Inclusion in the sanctions lists of the "wallets" of the regime is an important step and it elevates the sanctions pressure to a new level... But we are waiting for a more systematic approach from the EU — there is a need to consistently introduce sanctions against other sponsors of the illegitimate government to achieve real effect. The global community must stop directly or indirectly sponsoring the illegitimate government. The money received by the regime goes to repression, torture, beatings and murder of civilians in Belarus.
Mikalai Khalesin, Director and Head of Belarus Free Theater, Creative Politics Hub Initiative:
If you were to ask me how I feel about the sanctions list that has leaked from the EU administration, this is what I’ll have to say: I see it as betrayal and a spit in the face of Belarusians. The EU had at its disposal ALL the cases they needed to attack the regime, all the information very detailed and validated by the legal departments. But for some reason, all serious cases have been removed, and some of Lukashenka's "wallets" have been crossed out at the last moment — one of them crossed out with a ballpoint pen(!), that is, after all approvals. Probably, it's time to attack not only him [Alexander Lukashenka], but also "partners" whose actions cause bewilderment, to say the least, or, rather, feelings of treachery.
There were more than a hundred judges, with a detailed description of their actions, much more than a hundred law enforcement officers. And if we talk about "wallets", the cases were presented for everyone who works with the Lukashenka family — it's a couple of dozen names. These are the most extensive cases with detailed information about companies that are registered in different countries of the world, all taken from official registers, up to the beneficiaries of companies.

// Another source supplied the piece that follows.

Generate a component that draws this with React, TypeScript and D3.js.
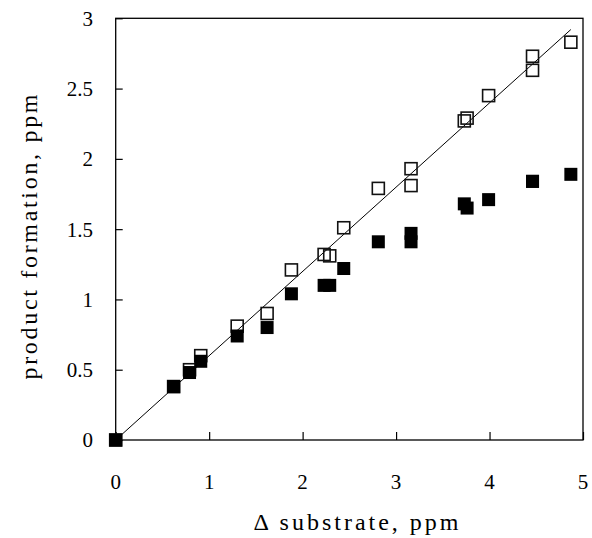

It's just ridiculous for me what the European Union has done. Great cry and little wool. This will have no real impact, except for Ms. Kachanava not being able to travel to Nice. This is not enough for me! Most likely, it had something to do with Putin’s and Lukashenka's lobbyists. And this is not classic political lobbying ... A very strange story. And it seems to me that the EU itself needs to figure out who has done such an effective inside job on this.

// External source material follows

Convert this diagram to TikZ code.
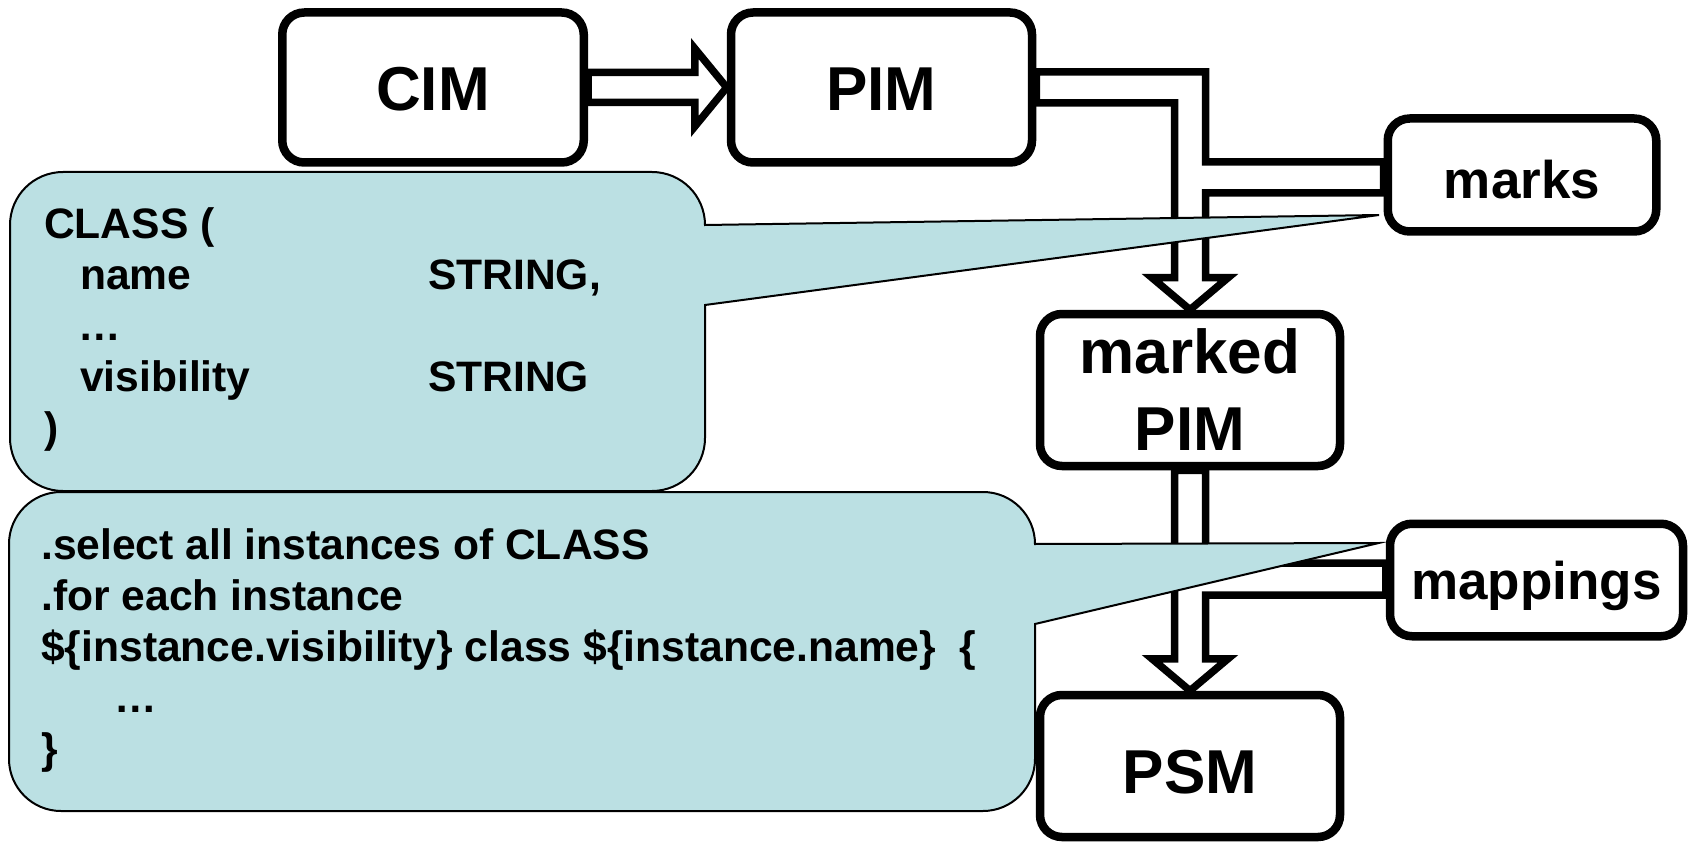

While Tikhanovskaya and the Coordinating Council speak loudly about the need to help Belarusian society and put pressure on the authorities, on the other hand, there is other kind of quieter and, as we can see, also effective work being done. Lukashenka's lobbyists seem to cut their mustard and work most successfully with Latvia and Germany.
Alexander Klaskowski, political analyst (via Belsat report)
European politicians are of the opinion that if one presses too hard, this can push Belarus towards Russia, so it is good that Europe keeps the Belarusian issue in sight. But it is certain that the future of Belarus will be decided by the Belarusians themselves. As a result, weaker sanctions against the Lukashenka regime are not really a defeat in the war, but just a smaller (than expected) victory for the democratic forces.
Natalia Kaliada, Intitiative Creative Politics Hub (as a Comment to the Belsat statement)
“Latvia, for example, will tell you: this will bring our business to a halt. Germany will say: this will bring our business to a halt, because we have old relations with Russian business, which also finances Lukashenka." Currently, the Belarusian regime is financed by millions of Belarusian citizens who pay taxes, buy products from state-owned companies and do not join the sanctions. The national strike announced by Svetlana Tikhonovskaya did not happen de facto. But it's a marathon and the prospects for the authorities are far from peachy.